「米国は最も非道な国」 元米兵、戦場のリアル語る 「戦争はうそで固められたもの」

 米国の元軍人らでつくる国際平和団体「ベテランズ・フォー・ピース」(VFP)のメンバー2人が24日、長崎市内で「米兵が見た戦場のリアル」と題して講演し、自身の戦争体験や反戦への思いをそれぞれ語った。
 2人は、ベトナム戦争に従軍したマイク・ヘイスティさん(73)と、イラク戦争に従軍したネイサン・ルイスさん(36)。VFPは1985年、第2次世界大戦やベトナム戦争に従軍した元軍人らで設立し、米国を中心に約8千人会員がいる。2人は東京や広島、長崎など14カ所で講演するために来日した。
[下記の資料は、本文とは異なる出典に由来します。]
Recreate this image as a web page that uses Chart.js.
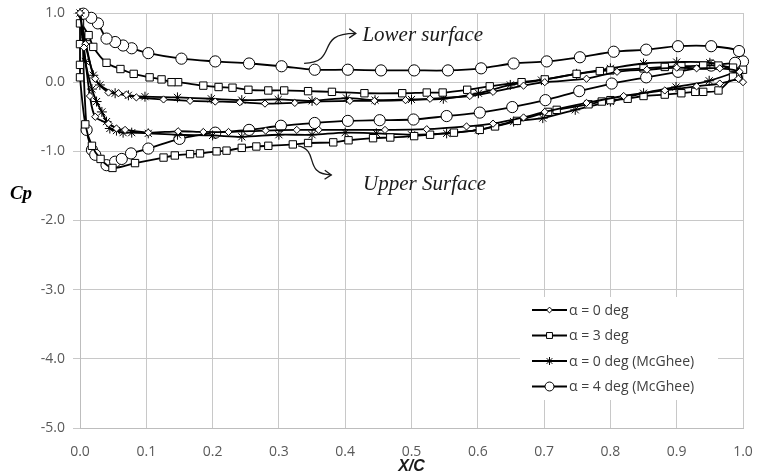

 ヘイスティさんは、戦場で虐殺や自殺などの凄惨(せいさん)な場面に遭遇。米軍の戦略は「敵の兵隊だけでなく市民も標的にするのが目的。米国はこの世で最も非道な国」と批判し、「日本も憲法9条を改正すれば、米国の戦争に加担するのか」と問い掛けた。
 ルイスさんは除隊後、大学に進学。「(相手国の)兵士も国民も脅威ではなく戦争はうそで固められたもの。戦争のことを早く忘れたかったし、学生の時は友人に元軍人と知られたくなかった」と打ち明けた。「米国は新しい戦争を支持し、今までの戦争も継続するだろう。米国内の反戦家も非常に不安な状況。どうしたらいいか考えるべき時だ」と力を込めた。
 長崎地区労主催。国際反戦デー(10月21日)に合わせて開催し、市民ら45人が聴講した。